# Stated goal:
Type out the data exactly as given. Skip any image.

-- START OF Information supplied --

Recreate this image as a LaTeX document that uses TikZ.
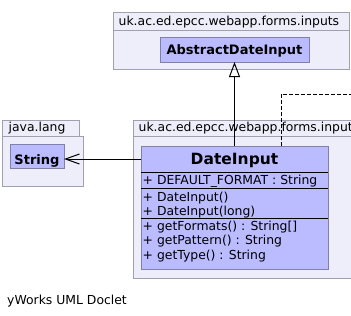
\documentclass[tikz,border=0pt]{standalone}
\usepackage{fontspec}
\setmainfont{DejaVu Sans}
\usetikzlibrary{arrows.meta}
\definecolor{pkgfill}{RGB}{238,238,250}
\definecolor{pkgline}{RGB}{160,160,176}
\definecolor{clsfill}{RGB}{187,187,255}
\definecolor{clsline}{RGB}{128,128,168}
\begin{document}
\begin{tikzpicture}[x=1pt,y=-1pt,
  box/.style={anchor=north west,inner sep=0pt,outer sep=0pt},
  pkgpart/.style={box,draw=pkgline,fill=pkgfill,line width=1pt},
  clspart/.style={box,draw=clsline,fill=clsfill,line width=1pt},
  lbl/.style={anchor=base west,inner sep=0pt,font=\fontsize{12.4}{14}\selectfont},
  clsname/.style={anchor=base,inner sep=0pt,font=\fontsize{13}{15}\selectfont\bfseries},
  sep/.style={line width=1pt,black},
  inherit/.style={-{Triangle[open,length=15pt,width=11pt]},line width=1pt},
  assoc/.style={-{Straight Barb[length=14pt,width=10pt]},line width=1pt},
  depend/.style={line width=1pt,dash pattern=on 4pt off 2pt}]
\useasboundingbox (0,0) rectangle (351,316);
\clip (0,0) rectangle (351,316);

% package uk.ac.ed.epcc.webapp.forms.inputs (upper)
\node[pkgpart,minimum width=236,minimum height=39] (pkgAbody) at (113,30) {};
\node[pkgpart,minimum width=236,minimum height=18] (pkgAtab) at (113,12) {};
\node[lbl] (pkgAlabel) at (118.5,25) {uk.ac.ed.epcc.webapp.forms.inputs};
\node[clspart,minimum width=149,minimum height=25] (abs) at (160,37) {};
\node[clsname] (absname) at (234.5,54) {AbstractDateInput};

% package java.lang
\node[pkgpart,minimum width=81,minimum height=50] (pkgBbody) at (2,136) {};
\node[pkgpart,minimum width=77,minimum height=16] (pkgBtab) at (2,120) {};
\node[lbl] (pkgBlabel) at (8.5,131) {java.lang};
\node[clspart,minimum width=54,minimum height=24] (str) at (10,144) {};
\node[clsname] (strname) at (37,164) {String};

% package uk.ac.ed.epcc.webapp.forms.inputs (lower)
\node[pkgpart,minimum width=270,minimum height=142] (pkgCbody) at (133,136) {};
\node[pkgpart,minimum width=270,minimum height=16] (pkgCtab) at (133,120) {};
\node[lbl] (pkgClabel) at (138.5,131) {uk.ac.ed.epcc.webapp.forms.inputs};

% class DateInput
\node[clspart,minimum width=187,minimum height=123] (di) at (141,146) {};
\node[box,minimum width=187,minimum height=26] (dititle) at (141,146) {};
\node[clsname,font=\fontsize{15.5}{18}\selectfont\bfseries] (diname) at (234.5,164) {DateInput};
\draw[sep] (141,172) -- (328,172);
\draw[sep] (141,188) -- (328,188);
\draw[sep] (141,218) -- (328,218);
\node[lbl] (m1) at (142.5,184) {+ \underline{DEFAULT\_FORMAT : String}};
\node[lbl] (m2) at (142.5,201) {+ DateInput()};
\node[lbl] (m3) at (142.5,215.5) {+ DateInput(long)};
\node[lbl] (m4) at (142.5,230) {+ getFormats() : String[]};
\node[lbl] (m5) at (142.5,244.5) {+ getPattern() : String};
\node[lbl] (m6) at (142.5,259) {+ getType() : String};

% connectors
\coordinate (offright) at (360,94);
\draw[inherit] (dititle.north -| abs.south) -- (abs.south);
\draw[assoc] (dititle.west) -- (str.east |- dititle.west);
\draw[depend] ([xshift=140pt]dititle.north west) |- (offright);

% footer
\node[lbl] (footer) at (7,304) {yWorks UML Doclet};
\end{tikzpicture}
\end{document}
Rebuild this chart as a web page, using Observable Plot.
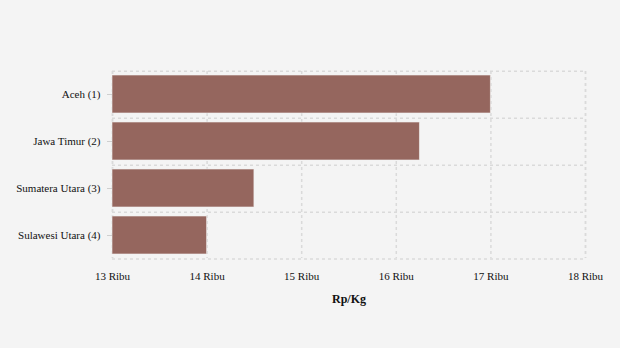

-- END OF Information supplied --

# Completed exercise:
Recreate this image as a LaTeX document that uses TikZ.
\documentclass[tikz,border=0pt]{standalone}
\usepackage{fontspec}
\setmainfont{DejaVu Sans}
\usetikzlibrary{arrows.meta}
\definecolor{pkgfill}{RGB}{238,238,250}
\definecolor{pkgline}{RGB}{160,160,176}
\definecolor{clsfill}{RGB}{187,187,255}
\definecolor{clsline}{RGB}{128,128,168}
\begin{document}
\begin{tikzpicture}[x=1pt,y=-1pt,
  box/.style={anchor=north west,inner sep=0pt,outer sep=0pt},
  pkgpart/.style={box,draw=pkgline,fill=pkgfill,line width=1pt},
  clspart/.style={box,draw=clsline,fill=clsfill,line width=1pt},
  lbl/.style={anchor=base west,inner sep=0pt,font=\fontsize{12.4}{14}\selectfont},
  clsname/.style={anchor=base,inner sep=0pt,font=\fontsize{13}{15}\selectfont\bfseries},
  sep/.style={line width=1pt,black},
  inherit/.style={-{Triangle[open,length=15pt,width=11pt]},line width=1pt},
  assoc/.style={-{Straight Barb[length=14pt,width=10pt]},line width=1pt},
  depend/.style={line width=1pt,dash pattern=on 4pt off 2pt}]
\useasboundingbox (0,0) rectangle (351,316);
\clip (0,0) rectangle (351,316);

% package uk.ac.ed.epcc.webapp.forms.inputs (upper)
\node[pkgpart,minimum width=236,minimum height=39] (pkgAbody) at (113,30) {};
\node[pkgpart,minimum width=236,minimum height=18] (pkgAtab) at (113,12) {};
\node[lbl] (pkgAlabel) at (118.5,25) {uk.ac.ed.epcc.webapp.forms.inputs};
\node[clspart,minimum width=149,minimum height=25] (abs) at (160,37) {};
\node[clsname] (absname) at (234.5,54) {AbstractDateInput};

% package java.lang
\node[pkgpart,minimum width=81,minimum height=50] (pkgBbody) at (2,136) {};
\node[pkgpart,minimum width=77,minimum height=16] (pkgBtab) at (2,120) {};
\node[lbl] (pkgBlabel) at (8.5,131) {java.lang};
\node[clspart,minimum width=54,minimum height=24] (str) at (10,144) {};
\node[clsname] (strname) at (37,164) {String};

% package uk.ac.ed.epcc.webapp.forms.inputs (lower)
\node[pkgpart,minimum width=270,minimum height=142] (pkgCbody) at (133,136) {};
\node[pkgpart,minimum width=270,minimum height=16] (pkgCtab) at (133,120) {};
\node[lbl] (pkgClabel) at (138.5,131) {uk.ac.ed.epcc.webapp.forms.inputs};

% class DateInput
\node[clspart,minimum width=187,minimum height=123] (di) at (141,146) {};
\node[box,minimum width=187,minimum height=26] (dititle) at (141,146) {};
\node[clsname,font=\fontsize{15.5}{18}\selectfont\bfseries] (diname) at (234.5,164) {DateInput};
\draw[sep] (141,172) -- (328,172);
\draw[sep] (141,188) -- (328,188);
\draw[sep] (141,218) -- (328,218);
\node[lbl] (m1) at (142.5,184) {+ \underline{DEFAULT\_FORMAT : String}};
\node[lbl] (m2) at (142.5,201) {+ DateInput()};
\node[lbl] (m3) at (142.5,215.5) {+ DateInput(long)};
\node[lbl] (m4) at (142.5,230) {+ getFormats() : String[]};
\node[lbl] (m5) at (142.5,244.5) {+ getPattern() : String};
\node[lbl] (m6) at (142.5,259) {+ getType() : String};

% connectors
\coordinate (offright) at (360,94);
\draw[inherit] (dititle.north -| abs.south) -- (abs.south);
\draw[assoc] (dititle.west) -- (str.east |- dititle.west);
\draw[depend] ([xshift=140pt]dititle.north west) |- (offright);

% footer
\node[lbl] (footer) at (7,304) {yWorks UML Doclet};
\end{tikzpicture}
\end{document}
Rebuild this chart as a web page, using Observable Plot.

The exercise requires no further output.